──────── ROWS ────────

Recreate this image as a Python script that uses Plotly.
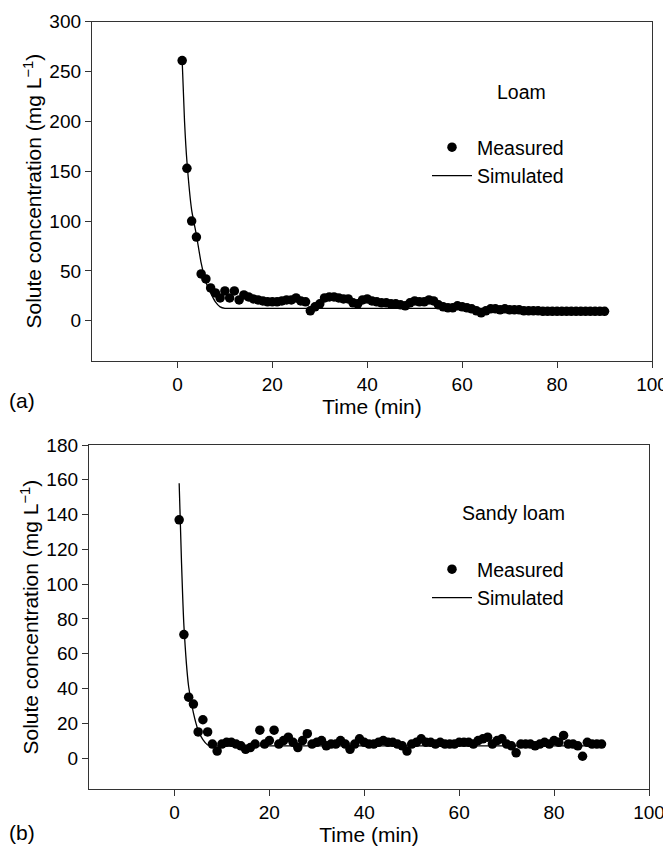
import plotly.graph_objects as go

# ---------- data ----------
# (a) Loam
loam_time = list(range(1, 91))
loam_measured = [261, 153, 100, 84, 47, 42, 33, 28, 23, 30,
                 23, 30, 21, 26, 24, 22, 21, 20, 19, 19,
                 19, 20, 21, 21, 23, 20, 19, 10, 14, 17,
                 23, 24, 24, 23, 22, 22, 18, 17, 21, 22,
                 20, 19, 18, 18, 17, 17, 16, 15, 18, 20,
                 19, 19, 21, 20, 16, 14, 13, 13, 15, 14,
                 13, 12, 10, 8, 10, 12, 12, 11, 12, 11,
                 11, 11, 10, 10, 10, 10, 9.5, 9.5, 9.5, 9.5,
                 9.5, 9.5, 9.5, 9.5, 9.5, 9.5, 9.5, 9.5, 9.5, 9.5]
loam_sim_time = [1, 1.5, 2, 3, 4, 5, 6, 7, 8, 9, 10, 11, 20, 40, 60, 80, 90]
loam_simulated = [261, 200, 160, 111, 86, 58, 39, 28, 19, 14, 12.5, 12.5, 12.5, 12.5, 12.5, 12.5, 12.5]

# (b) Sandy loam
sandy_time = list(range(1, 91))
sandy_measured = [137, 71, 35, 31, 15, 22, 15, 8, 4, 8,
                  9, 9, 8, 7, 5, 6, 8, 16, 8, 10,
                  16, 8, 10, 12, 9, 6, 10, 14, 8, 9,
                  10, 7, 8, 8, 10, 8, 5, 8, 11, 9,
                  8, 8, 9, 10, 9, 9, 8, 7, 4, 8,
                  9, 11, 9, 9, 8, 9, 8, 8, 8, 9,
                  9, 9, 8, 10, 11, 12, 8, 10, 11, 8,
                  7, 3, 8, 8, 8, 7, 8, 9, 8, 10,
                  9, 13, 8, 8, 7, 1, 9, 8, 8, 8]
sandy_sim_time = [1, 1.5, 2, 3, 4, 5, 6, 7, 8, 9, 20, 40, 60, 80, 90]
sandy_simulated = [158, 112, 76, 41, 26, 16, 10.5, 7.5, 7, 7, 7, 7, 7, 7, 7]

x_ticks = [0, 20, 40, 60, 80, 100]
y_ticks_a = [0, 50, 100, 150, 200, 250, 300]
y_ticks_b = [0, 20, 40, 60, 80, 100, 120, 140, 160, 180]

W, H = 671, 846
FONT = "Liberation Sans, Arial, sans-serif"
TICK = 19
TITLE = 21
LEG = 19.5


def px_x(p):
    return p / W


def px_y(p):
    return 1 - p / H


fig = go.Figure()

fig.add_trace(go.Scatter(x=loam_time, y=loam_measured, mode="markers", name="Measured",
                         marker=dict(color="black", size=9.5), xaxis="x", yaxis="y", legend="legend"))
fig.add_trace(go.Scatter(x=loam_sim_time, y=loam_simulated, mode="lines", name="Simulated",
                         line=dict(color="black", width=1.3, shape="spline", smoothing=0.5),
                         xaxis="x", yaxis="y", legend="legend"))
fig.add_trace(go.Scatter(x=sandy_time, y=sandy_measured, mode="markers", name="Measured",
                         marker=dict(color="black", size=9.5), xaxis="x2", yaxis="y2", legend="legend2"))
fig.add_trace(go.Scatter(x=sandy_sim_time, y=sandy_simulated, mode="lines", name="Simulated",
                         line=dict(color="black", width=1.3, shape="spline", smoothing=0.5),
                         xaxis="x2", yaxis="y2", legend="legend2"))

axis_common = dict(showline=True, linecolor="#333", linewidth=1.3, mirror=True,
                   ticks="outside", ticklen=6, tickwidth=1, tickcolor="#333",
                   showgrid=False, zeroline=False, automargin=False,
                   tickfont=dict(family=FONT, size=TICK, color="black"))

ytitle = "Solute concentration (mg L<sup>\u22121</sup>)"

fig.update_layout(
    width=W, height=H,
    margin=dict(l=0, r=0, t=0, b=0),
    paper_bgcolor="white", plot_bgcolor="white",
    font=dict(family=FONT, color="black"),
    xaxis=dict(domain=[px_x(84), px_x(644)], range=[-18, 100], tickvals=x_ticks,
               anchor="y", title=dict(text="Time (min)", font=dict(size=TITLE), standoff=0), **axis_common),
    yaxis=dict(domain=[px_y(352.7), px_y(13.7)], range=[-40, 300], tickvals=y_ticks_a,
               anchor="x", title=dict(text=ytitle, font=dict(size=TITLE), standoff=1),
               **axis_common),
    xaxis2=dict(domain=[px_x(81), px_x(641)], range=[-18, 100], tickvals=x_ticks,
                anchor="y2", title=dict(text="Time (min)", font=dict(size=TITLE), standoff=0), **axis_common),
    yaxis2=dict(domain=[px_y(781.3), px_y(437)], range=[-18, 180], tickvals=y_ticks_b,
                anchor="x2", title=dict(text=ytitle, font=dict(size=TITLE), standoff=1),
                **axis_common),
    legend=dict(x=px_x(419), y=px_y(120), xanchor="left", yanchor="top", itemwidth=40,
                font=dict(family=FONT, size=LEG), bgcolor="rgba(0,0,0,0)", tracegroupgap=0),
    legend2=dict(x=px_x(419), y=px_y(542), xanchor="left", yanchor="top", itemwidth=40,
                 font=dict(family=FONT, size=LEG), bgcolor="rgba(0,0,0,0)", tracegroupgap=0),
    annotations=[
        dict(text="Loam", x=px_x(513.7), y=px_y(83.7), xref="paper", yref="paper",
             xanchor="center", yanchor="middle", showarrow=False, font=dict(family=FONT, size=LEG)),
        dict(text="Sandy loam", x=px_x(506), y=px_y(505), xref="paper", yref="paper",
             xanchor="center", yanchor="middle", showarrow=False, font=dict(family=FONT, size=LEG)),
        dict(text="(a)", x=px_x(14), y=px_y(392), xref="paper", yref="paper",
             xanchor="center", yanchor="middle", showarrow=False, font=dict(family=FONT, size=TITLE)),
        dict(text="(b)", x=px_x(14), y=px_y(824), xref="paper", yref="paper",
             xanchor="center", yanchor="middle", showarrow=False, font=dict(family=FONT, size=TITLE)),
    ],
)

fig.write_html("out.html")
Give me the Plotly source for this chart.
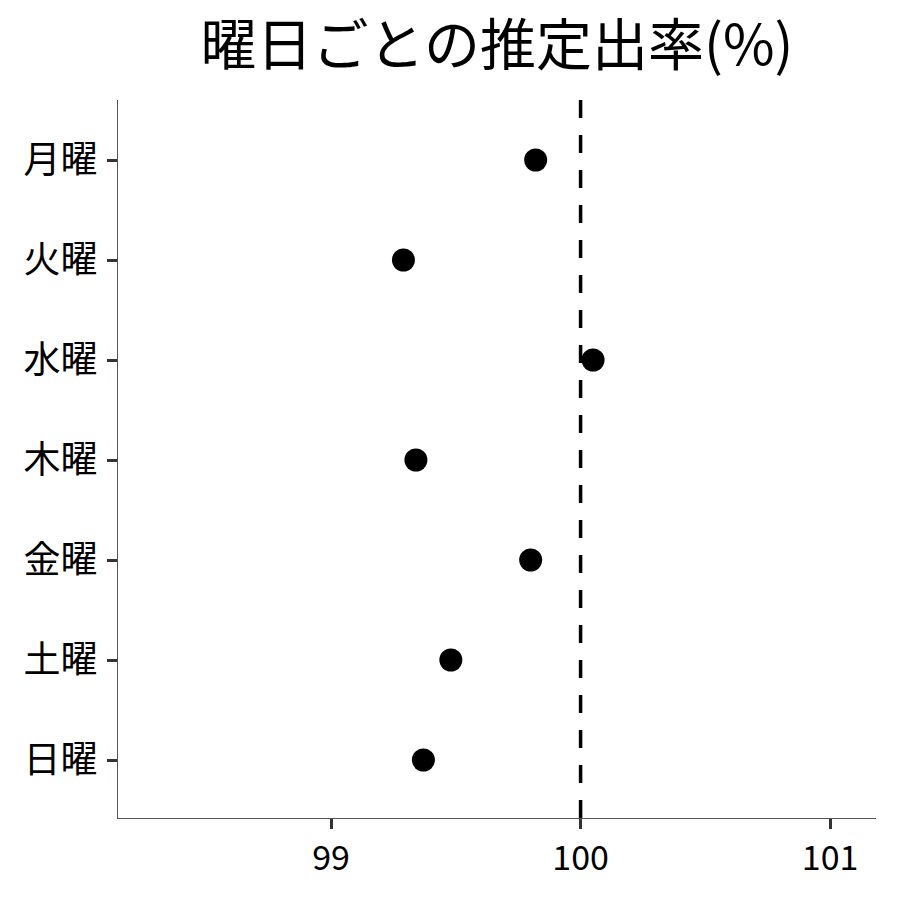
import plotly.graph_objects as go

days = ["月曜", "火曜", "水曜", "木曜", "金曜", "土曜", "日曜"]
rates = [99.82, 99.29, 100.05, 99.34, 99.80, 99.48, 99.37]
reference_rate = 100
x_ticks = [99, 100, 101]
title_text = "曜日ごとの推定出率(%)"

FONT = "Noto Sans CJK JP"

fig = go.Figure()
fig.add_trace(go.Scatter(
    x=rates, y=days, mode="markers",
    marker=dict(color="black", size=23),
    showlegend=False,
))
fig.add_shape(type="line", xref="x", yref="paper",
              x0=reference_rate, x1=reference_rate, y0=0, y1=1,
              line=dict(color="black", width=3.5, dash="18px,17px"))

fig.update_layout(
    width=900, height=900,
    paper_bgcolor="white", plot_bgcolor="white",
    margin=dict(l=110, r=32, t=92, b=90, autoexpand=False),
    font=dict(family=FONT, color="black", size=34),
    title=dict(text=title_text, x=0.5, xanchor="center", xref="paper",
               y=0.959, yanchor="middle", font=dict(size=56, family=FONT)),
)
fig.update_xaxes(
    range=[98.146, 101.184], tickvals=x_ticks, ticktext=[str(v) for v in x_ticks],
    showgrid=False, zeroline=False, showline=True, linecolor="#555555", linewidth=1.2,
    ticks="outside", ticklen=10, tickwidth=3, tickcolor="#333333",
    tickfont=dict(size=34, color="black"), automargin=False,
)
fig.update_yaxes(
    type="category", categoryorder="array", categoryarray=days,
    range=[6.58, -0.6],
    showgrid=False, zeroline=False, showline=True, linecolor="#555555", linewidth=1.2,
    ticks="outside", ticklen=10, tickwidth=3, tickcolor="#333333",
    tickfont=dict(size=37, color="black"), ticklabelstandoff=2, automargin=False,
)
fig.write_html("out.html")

────────

→ PROBLEM DESCRIPTION: Without the pictures, return the listing above from its first line through the line that has "12.5, 12.5, 12.5]".

→ THE OUTPUT:
Recreate this image as a Python script that uses Plotly.
import plotly.graph_objects as go

# ---------- data ----------
# (a) Loam
loam_time = list(range(1, 91))
loam_measured = [261, 153, 100, 84, 47, 42, 33, 28, 23, 30,
                 23, 30, 21, 26, 24, 22, 21, 20, 19, 19,
                 19, 20, 21, 21, 23, 20, 19, 10, 14, 17,
                 23, 24, 24, 23, 22, 22, 18, 17, 21, 22,
                 20, 19, 18, 18, 17, 17, 16, 15, 18, 20,
                 19, 19, 21, 20, 16, 14, 13, 13, 15, 14,
                 13, 12, 10, 8, 10, 12, 12, 11, 12, 11,
                 11, 11, 10, 10, 10, 10, 9.5, 9.5, 9.5, 9.5,
                 9.5, 9.5, 9.5, 9.5, 9.5, 9.5, 9.5, 9.5, 9.5, 9.5]
loam_sim_time = [1, 1.5, 2, 3, 4, 5, 6, 7, 8, 9, 10, 11, 20, 40, 60, 80, 90]
loam_simulated = [261, 200, 160, 111, 86, 58, 39, 28, 19, 14, 12.5, 12.5, 12.5, 12.5, 12.5, 12.5, 12.5]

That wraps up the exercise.